At its strongest, FDR’s Folly is a powerful synthesis of the economic damage wrought by the New Deal. The book shows how New Deal farm programs helped large landowners at the expense of tenant farmers and sharecroppers; how the National Industrial Recovery Act contributed to monopoly and to the development of cartels within industries, undercutting recovery; how Social Security slowed the recovery, taxing workers, removing money from the wider economy, and contributing to higher unemployment; and how African-Americans were hurt by the Agricultural Adjustment Administration and the Wagner Act’s sponsorship of unions.

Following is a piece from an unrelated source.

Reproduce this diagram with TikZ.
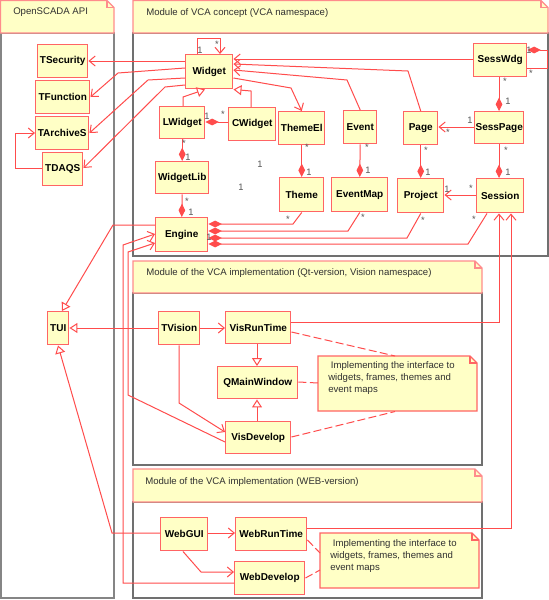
\documentclass[tikz,border=0pt]{standalone}
\usepackage{fontspec}
\setmainfont{Liberation Sans}
\usetikzlibrary{arrows.meta}
\definecolor{boxfill}{HTML}{FFFFC6}
\definecolor{boxred}{HTML}{FF6464}
\definecolor{linered}{HTML}{FF4C4C}
\definecolor{hdrred}{HTML}{FF8C8C}
\definecolor{framegray}{HTML}{707070}
\definecolor{lblgray}{HTML}{555555}
\definecolor{txtdark}{HTML}{303030}
\newcommand\cbox[6]{\node[cls, anchor=north west, minimum width={(#4-#2)*0.75pt}, minimum height={(#5-#3)*0.75pt}] (#1) at (#2,#3) {#6};}
\newcommand\mlab[4]{\node[mult] (#1) at (#2,#3) {#4};}
\newcommand\foldbox[5]{%
  \draw[#5] (#1,#2) -- (#3-7,#2) -- (#3,#2+7) -- (#3,#4) -- (#1,#4) -- cycle;
  \draw[#5, fill=none] (#3-7,#2) -- (#3-7,#2+7) -- (#3,#2+7);}
\begin{document}
\begin{tikzpicture}[x=0.75pt,y=-0.75pt,
  cls/.style={draw=boxred, fill=boxfill, line width=1.1pt, inner sep=0pt,
    font=\bfseries\fontsize{7.5}{9}\selectfont},
  conn/.style={draw=linered, line width=0.75pt},
  assoc/.style={conn, -{Straight Barb[length=4.5pt,width=7.5pt]}},
  gen/.style={conn, -{Triangle[open,length=6pt,width=7.5pt,fill=white]}},
  comp/.style={conn, -{Diamond[length=10pt,width=5pt]}},
  notelink/.style={conn, dash pattern=on 6pt off 2.5pt},
  mult/.style={font=\fontsize{7}{8}\selectfont, text=lblgray, inner sep=0pt},
  hdr/.style={draw=hdrred, fill=boxfill, line width=0.9pt},
  notebox/.style={draw=boxred, fill=boxfill, line width=0.9pt},
  hdrtext/.style={font=\fontsize{7.2}{9}\selectfont, text=txtdark, anchor=west, inner sep=0pt},
  notetext/.style={font=\fontsize{7.2}{9}\selectfont, text=txtdark, anchor=north west, inner sep=0pt, align=left},
  body/.style={draw=framegray, line width=0.9pt}
]
\useasboundingbox (0,0) rectangle (549,600);
\fill[white] (0,0) rectangle (549,600);

% ---------- package frames ----------
\draw[body, line width=1.3pt, draw=framegray!85] (1,33) rectangle (114,598);
\draw[body] (133,33) rectangle (548,256);
\draw[body] (133,293) rectangle (482,465);
\draw[body] (133,502) rectangle (482,598);
\foldbox{0.5}{0.5}{114}{33}{hdr}
\foldbox{133}{0.5}{548}{33}{hdr}
\foldbox{133}{261}{482}{293}{hdr}
\foldbox{133}{469}{482}{502}{hdr}
\node[hdrtext] (h1) at (13,12) {OpenSCADA API};
\node[hdrtext] (h2) at (146,13) {Module of VCA concept (VCA namespace)};
\node[hdrtext] (h3) at (146,273) {Module of the VCA implementation (Qt-version, Vision namespace)};
\node[hdrtext] (h4) at (145,482) {Module of the VCA implementation (WEB-version)};

% ---------- notes ----------
\foldbox{318}{356}{477}{411}{notebox}
\foldbox{320}{533}{479}{588}{notebox}
\node[draw=none, anchor=north west, minimum width={159*0.75pt}, minimum height={55*0.75pt}, inner sep=0pt] (NoteQt) at (318,356) {};
\node[draw=none, anchor=north west, minimum width={159*0.75pt}, minimum height={55*0.75pt}, inner sep=0pt] (NoteWeb) at (320,533) {};
\node[notetext] (nt1) at (328,361) {\ Implementing the interface to\\widgets, frames, themes and\\event maps};
\node[notetext] (nt2) at (330,539) {\ Implementing the interface to\\widgets, frames, themes and\\event maps};

% ---------- classes ----------
\cbox{TSecurity}{37}{44}{87}{77}{TSecurity}
\cbox{TFunction}{35}{80}{89}{113}{TFunction}
\cbox{TArchiveS}{35}{116}{88}{149}{TArchiveS}
\cbox{TDAQS}{42}{152}{82}{185}{TDAQS}
\cbox{TUI}{47}{311}{68}{344}{TUI}
\cbox{Widget}{185}{54}{232}{88}{Widget}
\cbox{LWidget}{159}{106}{204}{138}{LWidget}
\cbox{CWidget}{228}{107}{275}{140}{CWidget}
\cbox{WidgetLib}{155}{161}{208}{193}{WidgetLib}
\cbox{Engine}{155}{217}{207}{251}{Engine}
\cbox{ThemeEl}{278}{111}{324}{144}{ThemeEl}
\cbox{Event}{343}{110}{376}{143}{Event}
\cbox{Page}{403}{111}{437}{144}{Page}
\cbox{SessPage}{474}{111}{523}{143}{SessPage}
\cbox{SessWdg}{473}{43}{526}{76}{SessWdg}
\cbox{Theme}{279}{177}{323}{211}{Theme}
\cbox{EventMap}{331}{177}{387}{211}{EventMap}
\cbox{Project}{397}{178}{443}{212}{Project}
\cbox{Session}{476}{178}{523}{212}{Session}
\cbox{TVision}{158}{311}{199}{344}{TVision}
\cbox{VisRunTime}{225}{311}{290}{343}{VisRunTime}
\cbox{QMainWindow}{217}{366}{297}{398}{QMainWindow}
\cbox{VisDevelop}{225}{421}{290}{453}{VisDevelop}
\cbox{WebGUI}{160}{517}{207}{550}{WebGUI}
\cbox{WebRunTime}{235}{517}{306}{550}{WebRunTime}
\cbox{WebDevelop}{234}{561}{304}{594}{WebDevelop}

% ---------- associations ----------
\draw[assoc] (Widget.west |- 0,61) -- (TSecurity.east |- 0,61);
\draw[assoc] (Widget.west |- 0,68) -- (118,73) -- (TFunction.east |- 0,97);
\draw[assoc] (Widget.west |- 0,78) -- (148,80) -- (TArchiveS.east |- 0,133);
\draw[assoc] (Widget.west |- 0,85) -- (165,87) -- (TDAQS.east |- 0,168);
\draw[assoc] (TDAQS.west |- 0,168) -- (15,168) -- (15,133) -- (TArchiveS.west |- 0,133);
\draw[assoc] (Widget.north -| 197,0) -- (197,38) -- (220,38) -- (Widget.north -| 220,0);
\draw[assoc] (SessWdg.west |- 0,59) -- (Widget.east |- 0,59);
\draw[assoc] (Page.north) -- (408,71) -- (Widget.east |- 0,64);
\draw[assoc] (Event.north) -- (347,80) -- (Widget.east |- 0,70);
\draw[assoc] (Widget.east |- 0,78) -- (291,88) -- (ThemeEl.north);
\draw[assoc] (SessPage.west |- 0,127) -- (Page.east |- 0,127);
\draw[assoc] (Session.west |- 0,195) -- (Project.east |- 0,195);
\draw[assoc] (TVision.east |- 0,328) -- (VisRunTime.west |- 0,328);
\draw[assoc] (TVision.south -| 179,0) -- (179,403) -- (VisDevelop.west |- 0,432);
\draw[assoc] (VisRunTime.east |- 0,322) -- (499,322) -- (Session.south -| 499,0);
\draw[assoc] (WebRunTime.east |- 0,528) -- (511,528) -- (Session.south -| 511,0);
\draw[assoc] (VisDevelop.west |- 0,442) -- (128,395) -- (128,252) -- (Engine.west |- 0,243);
\draw[assoc] (WebDevelop.west |- 0,583) -- (123,583) -- (123,245) -- (Engine.west |- 0,234);
\draw[assoc] (WebGUI.east |- 0,533) -- (WebRunTime.west |- 0,533);
\draw[assoc] (WebGUI.south -| 183,0) -- (201,572) -- (WebDevelop.west |- 0,572);

% ---------- generalizations ----------
\draw[gen] (LWidget.north -| 183,0) -- (183,97) -- (Widget.south -| 205,0);
\draw[gen] (CWidget.north -| 251,0) -- (251,91) -- (Widget.south east);
\draw[gen] (VisRunTime.south -| 257,0) -- (QMainWindow.north -| 257,0);
\draw[gen] (VisDevelop.north -| 257,0) -- (QMainWindow.south -| 257,0);
\draw[gen] (Engine.west |- 0,225) -- (113,225) -- (TUI.north -| 62,0);
\draw[gen] (TVision.west |- 0,328) -- (TUI.east |- 0,328);
\draw[gen] (WebGUI.west |- 0,533) -- (112,533) -- (TUI.south -| 58,0);

% ---------- compositions ----------
\draw[comp] (CWidget.west |- 0,122) -- (LWidget.east |- 0,122);
\draw[comp] (LWidget.south) -- (WidgetLib.north);
\draw[comp] (WidgetLib.south) -- (Engine.north);
\draw[comp] (ThemeEl.south) -- (Theme.north);
\draw[comp] (Event.south) -- (EventMap.north);
\draw[comp] (Page.south) -- (Project.north);
\draw[comp] (SessPage.south -| 499,0) -- (Session.north -| 499,0);
\draw[comp] (SessWdg.south -| 499,0) -- (SessPage.north -| 499,0);
\draw[comp] (SessWdg.east |- 0,68) -- (547,68) -- (547,50) -- (SessWdg.east |- 0,50);
\draw[comp] (Theme.south) -- (293,224) -- (Engine.east |- 0,224);
\draw[comp] (EventMap.south) -- (348,231) -- (Engine.east |- 0,231);
\draw[comp] (Project.south) -- (407,238) -- (Engine.east |- 0,238);
\draw[comp] (Session.south -| 487,0) -- (468,244) -- (Engine.east |- 0,244);

% ---------- note links ----------
\draw[notelink] (VisRunTime.east |- 0,332) -- (NoteQt.north -| 395,0);
\draw[notelink] (QMainWindow.east |- 0,382) -- (NoteQt.west |- 0,383);
\draw[notelink] (VisDevelop.east |- 0,437) -- (NoteQt.south -| 395,0);
\draw[notelink] (WebRunTime.east |- 0,540) -- (NoteWeb.west |- 0,553);
\draw[notelink] (WebDevelop.east |- 0,578) -- (NoteWeb.west |- 0,570);

% ---------- multiplicities ----------
\mlab{m1}{200}{50}{1}
\mlab{m2}{217}{44}{*}
\mlab{m3}{207}{116}{1}
\mlab{m4}{223}{114}{*}
\mlab{m5}{184}{143}{*}
\mlab{m6}{188}{157}{1}
\mlab{m7}{187}{201}{*}
\mlab{m8}{191}{212}{1}
\mlab{m9}{260}{164}{1}
\mlab{m10}{241}{187}{1}
\mlab{m11}{209}{237}{1}
\mlab{m12}{307}{147}{*}
\mlab{m13}{309}{172}{1}
\mlab{m14}{367}{147}{*}
\mlab{m15}{368}{170}{1}
\mlab{m16}{426}{150}{*}
\mlab{m17}{428}{172}{1}
\mlab{m18}{506}{150}{*}
\mlab{m19}{508}{172}{1}
\mlab{m20}{505}{81}{*}
\mlab{m21}{508}{101}{1}
\mlab{m22}{529}{50}{1}
\mlab{m23}{531}{73}{*}
\mlab{m24}{470}{120}{1}
\mlab{m25}{448}{132}{*}
\mlab{m26}{447}{189}{1}
\mlab{m27}{471}{188}{*}
\mlab{m28}{288}{219}{*}
\mlab{m29}{363}{217}{*}
\mlab{m30}{423}{220}{*}
\mlab{m31}{474}{219}{*}
\end{tikzpicture}
\end{document}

Many of these arguments are well known. New Left historians in the 1960s, like Stanford University’s Barton Bernstein, reached similar conclusions about the New Deal’s failure, for example, to address issues of black poverty (of course, Bernstein is also critical of Roosevelt for saving capitalism). Powell does not claim that Roosevelt was a socialist. Rather, he was an opportunist, concerned with cementing his political power and little interested in how his programs affected the very constituencies he relied on for votes.
For all its strengths, FDR’s Folly does not come to grips with the man’s political understanding and ambition. Although the New Deal failed economically, politically it was a stunning success. FDR’s liberalism dominated American politics for the next four decades. Only in the ’60s and ’70s, when the failures of modern liberalism were apparent for all to see, did conservatives begin to make headway against the liberal establishment. But conservatives have still not proven that they can mobilize a public commitment to decreasing the size of government comparable to FDR’s commitment to increasing it.
In the meantime, FDR’s Folly explains why conservatives once despised the New Deal for all the right reasons, and why they should do so again.